Smokers had considerably lower antibody levels after vaccination and infected smokers were more likely to serorevert a year after infection. A recent systematic review indicated that active smoking negatively impacts humoral response to COVID-19 vaccines but there is limited evidence on the underlying pathophysiologic mechanisms [39]. People reporting mental health disease presented lower antibody levels in multivariable models. To our knowledge, studies examining the effect of mental illness on COVID-19 vaccination response are scarce but in line with our findings [1]. This is an area of further research because associations may be attributable to specific diagnoses, medications, and other underlying characteristics of those people such as sleep disturbances. Nonetheless, mental illness is associated with altered immune function and evidence shows a reduced immune response to vaccination for people with depression, chronic stress, schizophrenia, bipolar disorder, etc. [40]. Interestingly, people with cardiovascular disease mounted higher IgA and IgG responses after vaccination. Of note, these people did not report more frequently persistent chest pain or tightness or cardiovascular sequelae. Results from other studies are mixed on this topic [1, 41]. Obesity was associated with lower vaccine responses in the univariable models only. Although a number of studies link obesity with lower antibody responses after COVID-19 vaccines [1] and non-COVID-19 vaccines, some studies fail to find an association [42].

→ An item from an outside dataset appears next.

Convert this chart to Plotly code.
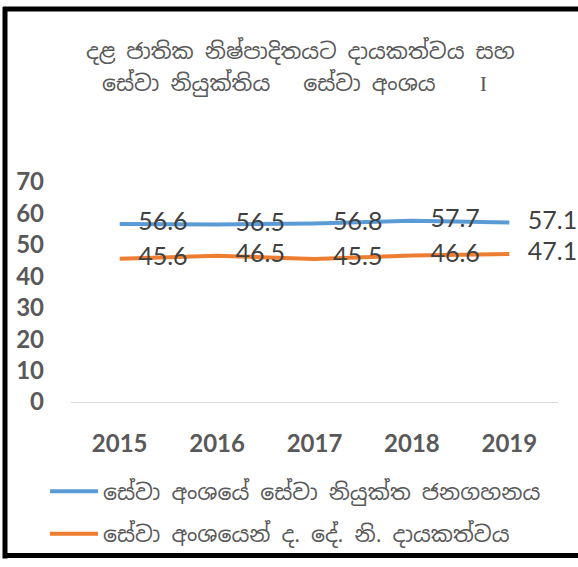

This study was limited by its use of a sample nested within a cohort mainly of blood donors, which may limit the generalizability of the results. Focus on early time periods after vaccination limits our analysis on the durability of responses induced by vaccines. Testing people at a later phase of the vaccination campaign would probably result in more people fully vaccinated but we were able to show the effect of different combinations of the number of doses and type of vaccine on antibody levels. Another issue is that we measured binding but not neutralizing antibodies, which is arguably a better surrogate of immune protection. IgG levels to S and RBD and neutralization titers are typically highly correlated [15]. Another limitation is that only a low number of vaccinated individuals received the Janssen COVID-19 vaccine, limiting our ability to describe responses related to this vaccine. This study is strengthened by its large sample size and detailed serological assessment twice over the course of the pandemic. Combining appropriate information from serology, questionnaires, and registries, we were able to identify previously infected people as accurately as possible and avoid many sources of bias that would lead to differential misclassification of people as infected. Finally, both serological assessments were performed in the same lab using identical assays and technologies.

Conclusions

In summary, in this large cohort study, we compared the antibody responses induced by different COVID-19 vaccines, in people with different histories of exposure to the virus and underlying characteristics. All these differences accounted for non-homologous vaccine responses among individuals. We showed that infection and vaccination resulted in higher and longer-lasting antibody responses compared to vaccination alone, in the long term as well. Importantly, the response to primary infection was strongly related to the response to vaccination, adding to the growing literature on the potency of previous (or first) exposures to shape our immune system. Moreover, in addition to the well-studied determinants of antibody responses after vaccination (e.g., age, sex, smoking), we identified other novel determinants (e.g., cardiovascular and mental health diseases). Taken together, our results indicate that vaccination campaigns should be tailored according to vaccines available, previous history of SARS-CoV-2 infection, and characteristics of the population in order to achieve optimal responses and protection as possible across individuals.